Is it a problem, that the start of a crypt ciphertext can be easily guessed?
That happens by design for excellent encryption systems, e.g. because every ciphertext starts with a version and key identifier. But in the case at hand, that's the symptom of a devastating error: AES-CTR is being used for different records with the same constant IV, therefore the cipher degenerates to XOR with a constant bitstring, which is very poor encryption.
AES-CTR mode is designed to be used as follows:
- At encryption of each cryptogram, it's chosen a fresh IV, usually 8-bytes, by some process than makes it very unlikely that the same IV will be chosen again for a given key. An incremental counter might do, if there's no way it can be reset†.
- That IV is put as the first bytes of the ciphertext. These bytes are used at decryption to get the IV.
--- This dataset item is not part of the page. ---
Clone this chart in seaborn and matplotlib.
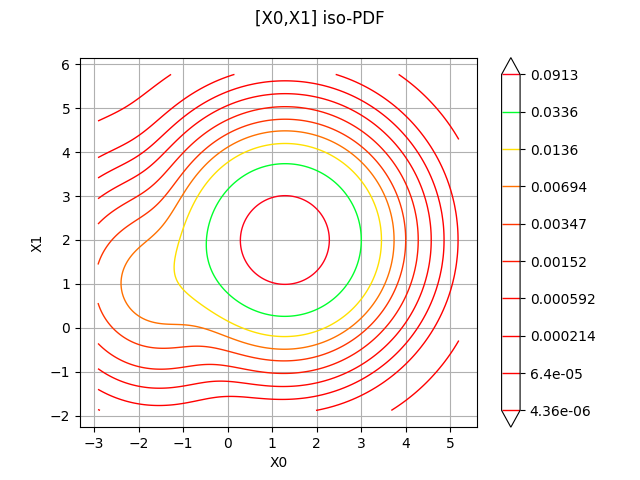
import numpy as np
import matplotlib
matplotlib.use("Agg")
import matplotlib.pyplot as plt
import seaborn as sns
from matplotlib.ticker import FormatStrFormatter

# Iso-PDF levels shown on the colorbar
levels = [4.36e-06, 6.4e-05, 0.000214, 0.000592, 0.00152,
          0.00347, 0.00694, 0.0136, 0.0336, 0.0913]

# Bivariate normal mixture
weights = [0.94, 0.06]
mean_x0 = [1.29, -1.57]
mean_x1 = [2.0, 1.0]
std_x0 = [0.985, 0.975]
std_x1 = [1.0, 1.0]

# Evaluation box of the iso-PDF
x0_range = [-2.91, 5.19]
x1_range = [-1.88, 5.77]
n_grid = 201

cmap = sns.color_palette("hsv", as_cmap=True)

gx = np.linspace(x0_range[0], x0_range[1], n_grid)
gy = np.linspace(x1_range[0], x1_range[1], n_grid)
X, Y = np.meshgrid(gx, gy)
Z = np.zeros_like(X)
for w, mx, my, sx, sy in zip(weights, mean_x0, mean_x1, std_x0, std_x1):
    Z += w * np.exp(-0.5 * (((X - mx) / sx) ** 2 + ((Y - my) / sy) ** 2)) / (2 * np.pi * sx * sy)

fig, ax = plt.subplots(figsize=(6.4, 4.8), dpi=100)
cs = ax.contour(X, Y, Z, levels=levels, cmap=cmap, linewidths=1.0, extend="both")
cb = fig.colorbar(cs, ax=ax)
cb.ax.yaxis.set_major_formatter(FormatStrFormatter("%.3g"))

dx = 0.05 * (x0_range[1] - x0_range[0])
dy = 0.05 * (x1_range[1] - x1_range[0])
ax.set_xlim(x0_range[0] - dx, x0_range[1] + dx)
ax.set_ylim(x1_range[0] - dy, x1_range[1] + dy)
ax.grid(True)
ax.set_xlabel("X0")
ax.set_ylabel("X1")
fig.suptitle("[X0,X1] iso-PDF")
fig.savefig("out.png", dpi=100)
- That IV is extended to 128-bit, typically internally to the implementation of the CTR-mode cipher.
I need the output to be unintelligible and unalterable.
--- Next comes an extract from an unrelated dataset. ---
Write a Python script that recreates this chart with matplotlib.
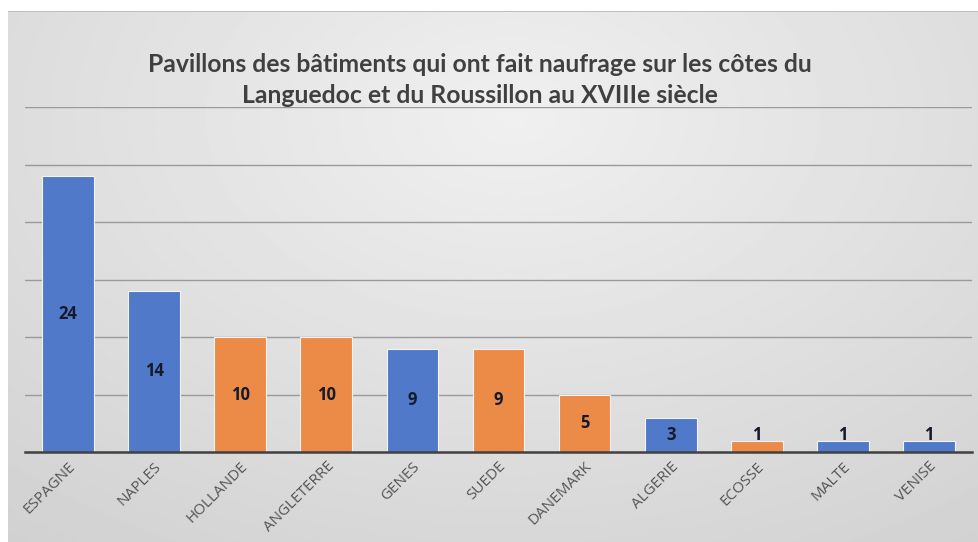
import numpy as np
import matplotlib.pyplot as plt

pays = ['ESPAGNE', 'NAPLES', 'HOLLANDE', 'ANGLETERRE', 'GENES', 'SUEDE',
        'DANEMARK', 'ALGERIE', 'ECOSSE', 'MALTE', 'VENISE']
naufrages = [24, 14, 10, 10, 9, 9, 5, 3, 1, 1, 1]
couleur_pays = ['bleu', 'bleu', 'orange', 'orange', 'bleu', 'orange',
                'orange', 'bleu', 'orange', 'bleu', 'bleu']

titre = "Pavillons des bâtiments qui ont fait naufrage sur les côtes du\nLanguedoc et du Roussillon au XVIIIe siècle"

couleurs = {'bleu': '#5079c9', 'orange': '#ec8a48'}

fig = plt.figure(figsize=(9.79, 5.42), dpi=100)

# fond en degrade gris
bg = fig.add_axes([8/979, 0, 1 - 8/979, 1 - 11/542])
yy, xx = np.mgrid[0:1:300j, 0:1:500j]
d = np.sqrt(((xx - 0.52) / 0.75) ** 2 + ((yy - 0.2) / 0.9) ** 2)
g = 0.94 - 0.14 * np.clip(d, 0, 1.3) / 1.3
bg.imshow(g, cmap='gray', vmin=0, vmax=1, aspect='auto', extent=[0, 1, 1, 0])
bg.axhline(0, color='#b8b8b8', lw=1.2)
bg.set_axis_off()

ax = fig.add_axes([25/979, 1 - 452/542, 947/979, (452 - 107)/542])
ax.patch.set_alpha(0)
x = np.arange(len(pays))
cols = [couleurs[c] for c in couleur_pays]
ax.bar(x, naufrages, width=0.6, color=cols, edgecolor='#f4f4f4', linewidth=0.8, zorder=3)
ax.set_xlim(-0.5, len(pays) - 0.5)
ax.set_ylim(0, 30)
ax.set_yticks(np.arange(5, 31, 5))
ax.yaxis.grid(True, color='#9a9a9a', lw=1.0, zorder=0)
ax.tick_params(axis='y', left=False, labelleft=False)
ax.tick_params(axis='x', length=0, pad=5)
for s in ['top', 'right', 'left']:
    ax.spines[s].set_visible(False)
ax.spines['bottom'].set_color('#404040')
ax.spines['bottom'].set_linewidth(1.8)
ax.spines['bottom'].set_zorder(4)

ax.set_xticks(x)
ax.set_xticklabels(pays, rotation=45, ha='right', rotation_mode='anchor',
                   fontsize=11, color='#555555', family='Open Sans')
for lab in ax.get_xticklabels():
    lab.set_x(lab.get_position()[0])

for xi, v in zip(x, naufrages):
    ax.text(xi, max(v / 2, 1.5), str(v), ha='center', va='center',
            fontsize=12, fontweight='bold', color='#151a2a', zorder=5, family='Open Sans')

fig.text(0.49, 1 - 80/542, titre, ha='center', va='center', fontsize=17.8,
         fontweight='bold', color='#404040', family='Lato', linespacing=1.45)

fig.savefig('out.png', dpi=100)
Then do not use AES-CTR. It aims only at confidentiality of the data, not integrity, which typically is also an operational requirement, and one we read in "unalterable". For this we have authenticated encryption, e.g. AES-GCM, and variants of that which make nonce (aka IV) reuse a lesser disaster, e.g. AES-GCM-SIV.
Caution: defining the operational requirement of cryptography in database applications is hard. For example, when encrypting the answer to a secret question used for user authentication purpose, authenticated encryption of that data in isolation is not enough (because it still allows substituting the unknown answer with a known one). One solution to that is to enter the identification of the cell encrypted as GCM Additional Authenticated Data.
† It's often difficult to keep track of which IVs have been used. One strategy then is to generate the IVs at random: probability of two identical $b$-bit IVs after $n$ are drawn is no more than $n(n-1)/2^{b+1}$ if a working true random number generator is used. Up to $n$ in millions, that's fine for the usual $b=64$. Above that, an option is to use $b=80$ or $b=96$, noting that no more than $2^{132-b}$ bytes should be encrypted with the same IV.